> [EXERCISE BRIEF] Include the line with "const rowsPerLayer = 3;" and every line before it in the entries below, echoed exactly, but not the pictures.

> [TASK INPUT]
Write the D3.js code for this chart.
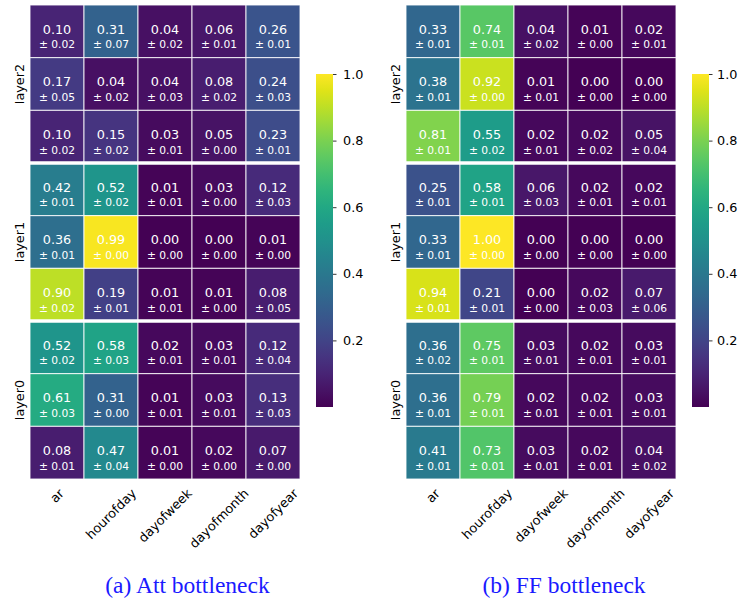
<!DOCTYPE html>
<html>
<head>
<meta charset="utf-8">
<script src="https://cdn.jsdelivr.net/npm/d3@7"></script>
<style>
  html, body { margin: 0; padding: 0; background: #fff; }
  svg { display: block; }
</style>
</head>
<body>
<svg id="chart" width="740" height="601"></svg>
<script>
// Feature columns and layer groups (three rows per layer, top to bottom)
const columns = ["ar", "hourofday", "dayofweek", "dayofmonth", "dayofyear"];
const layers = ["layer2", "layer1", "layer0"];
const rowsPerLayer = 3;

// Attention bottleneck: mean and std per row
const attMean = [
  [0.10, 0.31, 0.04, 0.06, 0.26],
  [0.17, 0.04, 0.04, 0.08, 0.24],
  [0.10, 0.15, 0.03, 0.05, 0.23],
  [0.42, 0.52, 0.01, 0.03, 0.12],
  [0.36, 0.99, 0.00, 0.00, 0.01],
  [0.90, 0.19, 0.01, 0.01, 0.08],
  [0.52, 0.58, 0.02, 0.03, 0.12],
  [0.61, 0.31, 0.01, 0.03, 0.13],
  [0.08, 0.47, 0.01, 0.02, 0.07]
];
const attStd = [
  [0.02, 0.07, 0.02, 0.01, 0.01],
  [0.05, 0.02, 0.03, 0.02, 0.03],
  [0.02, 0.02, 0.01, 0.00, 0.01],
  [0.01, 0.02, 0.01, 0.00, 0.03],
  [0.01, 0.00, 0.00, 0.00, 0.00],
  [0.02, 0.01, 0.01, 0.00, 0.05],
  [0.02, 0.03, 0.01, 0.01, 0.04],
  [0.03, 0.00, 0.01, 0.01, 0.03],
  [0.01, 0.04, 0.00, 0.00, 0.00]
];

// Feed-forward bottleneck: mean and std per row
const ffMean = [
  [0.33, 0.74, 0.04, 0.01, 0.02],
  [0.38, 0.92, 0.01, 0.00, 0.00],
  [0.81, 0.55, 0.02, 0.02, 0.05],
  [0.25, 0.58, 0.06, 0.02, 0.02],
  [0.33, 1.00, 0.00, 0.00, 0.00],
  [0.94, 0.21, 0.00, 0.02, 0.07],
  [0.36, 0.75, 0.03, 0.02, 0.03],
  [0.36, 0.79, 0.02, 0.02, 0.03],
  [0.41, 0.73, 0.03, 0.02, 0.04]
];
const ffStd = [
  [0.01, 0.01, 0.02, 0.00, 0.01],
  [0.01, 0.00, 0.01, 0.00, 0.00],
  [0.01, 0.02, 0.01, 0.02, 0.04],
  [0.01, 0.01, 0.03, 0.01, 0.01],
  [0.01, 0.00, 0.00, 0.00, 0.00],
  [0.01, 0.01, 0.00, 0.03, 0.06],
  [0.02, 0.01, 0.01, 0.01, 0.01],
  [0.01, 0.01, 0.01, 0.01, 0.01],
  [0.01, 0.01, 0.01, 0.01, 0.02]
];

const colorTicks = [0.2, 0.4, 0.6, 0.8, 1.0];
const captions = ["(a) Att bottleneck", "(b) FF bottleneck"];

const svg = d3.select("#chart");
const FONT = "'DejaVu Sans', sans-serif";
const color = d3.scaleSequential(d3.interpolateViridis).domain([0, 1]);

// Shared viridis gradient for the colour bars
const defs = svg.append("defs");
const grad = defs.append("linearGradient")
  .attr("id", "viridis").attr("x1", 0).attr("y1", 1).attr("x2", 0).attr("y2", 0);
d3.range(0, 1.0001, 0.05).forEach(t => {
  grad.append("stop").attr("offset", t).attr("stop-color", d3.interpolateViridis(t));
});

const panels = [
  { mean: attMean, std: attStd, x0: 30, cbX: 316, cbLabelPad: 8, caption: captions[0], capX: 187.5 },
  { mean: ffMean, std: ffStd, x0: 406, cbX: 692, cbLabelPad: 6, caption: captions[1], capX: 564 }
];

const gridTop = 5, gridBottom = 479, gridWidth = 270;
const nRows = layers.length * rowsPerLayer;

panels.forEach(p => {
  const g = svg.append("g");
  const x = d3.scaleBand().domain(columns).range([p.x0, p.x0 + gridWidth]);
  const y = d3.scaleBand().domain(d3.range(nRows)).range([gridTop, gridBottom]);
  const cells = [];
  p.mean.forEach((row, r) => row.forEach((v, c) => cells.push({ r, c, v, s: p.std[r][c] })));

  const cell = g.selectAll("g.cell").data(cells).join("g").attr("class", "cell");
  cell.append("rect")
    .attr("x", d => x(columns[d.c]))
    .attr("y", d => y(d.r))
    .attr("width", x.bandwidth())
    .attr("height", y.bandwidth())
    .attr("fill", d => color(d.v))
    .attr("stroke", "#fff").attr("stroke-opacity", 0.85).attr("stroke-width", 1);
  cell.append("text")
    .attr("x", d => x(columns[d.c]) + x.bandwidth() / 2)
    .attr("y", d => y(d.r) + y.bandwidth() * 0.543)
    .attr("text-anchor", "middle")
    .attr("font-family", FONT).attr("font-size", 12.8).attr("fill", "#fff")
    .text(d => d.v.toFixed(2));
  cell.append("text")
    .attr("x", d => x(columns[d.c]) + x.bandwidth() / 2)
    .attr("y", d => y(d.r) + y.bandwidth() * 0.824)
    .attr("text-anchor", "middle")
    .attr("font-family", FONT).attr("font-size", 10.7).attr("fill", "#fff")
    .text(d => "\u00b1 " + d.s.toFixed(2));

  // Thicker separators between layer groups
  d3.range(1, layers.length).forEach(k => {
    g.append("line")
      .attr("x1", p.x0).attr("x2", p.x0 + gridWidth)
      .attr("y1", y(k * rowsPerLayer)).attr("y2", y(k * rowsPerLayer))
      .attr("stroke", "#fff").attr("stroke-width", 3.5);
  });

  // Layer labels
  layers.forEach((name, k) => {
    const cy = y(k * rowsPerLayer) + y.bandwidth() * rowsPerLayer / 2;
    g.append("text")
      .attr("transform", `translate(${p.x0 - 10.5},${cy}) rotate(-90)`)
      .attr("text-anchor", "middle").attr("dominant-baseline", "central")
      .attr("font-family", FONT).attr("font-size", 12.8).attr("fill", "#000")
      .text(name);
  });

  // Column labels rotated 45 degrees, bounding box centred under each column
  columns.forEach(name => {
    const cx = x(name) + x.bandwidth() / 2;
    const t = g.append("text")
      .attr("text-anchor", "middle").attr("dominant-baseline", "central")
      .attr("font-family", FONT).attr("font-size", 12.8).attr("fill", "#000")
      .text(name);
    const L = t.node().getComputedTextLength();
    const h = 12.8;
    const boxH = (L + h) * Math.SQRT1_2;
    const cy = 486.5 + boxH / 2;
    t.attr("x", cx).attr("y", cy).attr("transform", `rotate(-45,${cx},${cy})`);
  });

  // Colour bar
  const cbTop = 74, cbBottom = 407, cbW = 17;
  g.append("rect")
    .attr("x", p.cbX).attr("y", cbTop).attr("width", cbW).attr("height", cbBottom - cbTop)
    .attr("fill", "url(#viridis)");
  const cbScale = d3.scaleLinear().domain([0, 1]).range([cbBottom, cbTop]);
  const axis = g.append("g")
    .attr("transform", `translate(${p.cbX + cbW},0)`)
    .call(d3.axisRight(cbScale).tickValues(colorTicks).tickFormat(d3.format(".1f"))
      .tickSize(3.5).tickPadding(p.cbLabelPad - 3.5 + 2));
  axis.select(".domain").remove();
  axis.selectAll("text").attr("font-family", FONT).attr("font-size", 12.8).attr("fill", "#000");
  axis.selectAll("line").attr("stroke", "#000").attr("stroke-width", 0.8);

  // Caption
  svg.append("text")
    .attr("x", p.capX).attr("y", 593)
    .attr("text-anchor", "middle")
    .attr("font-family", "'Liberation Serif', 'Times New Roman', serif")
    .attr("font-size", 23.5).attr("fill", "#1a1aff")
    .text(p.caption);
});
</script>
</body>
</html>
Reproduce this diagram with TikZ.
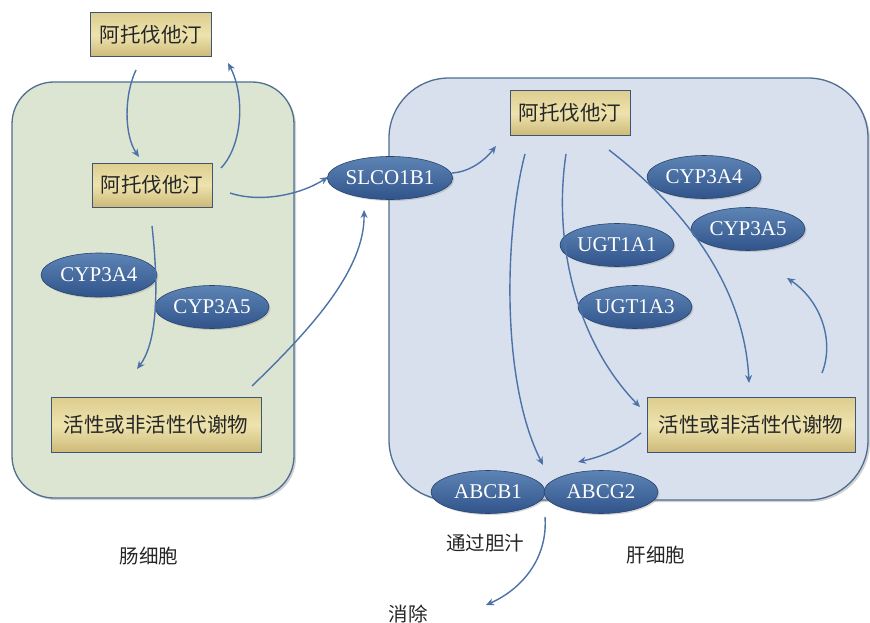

> [EXPECTED ANSWER]
Write the D3.js code for this chart.
<!DOCTYPE html>
<html>
<head>
<meta charset="utf-8">
<script src="https://cdn.jsdelivr.net/npm/d3@7"></script>
<style>
  html, body { margin: 0; padding: 0; background: #fff; }
  svg { display: block; }
</style>
</head>
<body>
<svg id="chart" width="740" height="601"></svg>
<script>
// Feature columns and layer groups (three rows per layer, top to bottom)
const columns = ["ar", "hourofday", "dayofweek", "dayofmonth", "dayofyear"];
const layers = ["layer2", "layer1", "layer0"];
const rowsPerLayer = 3;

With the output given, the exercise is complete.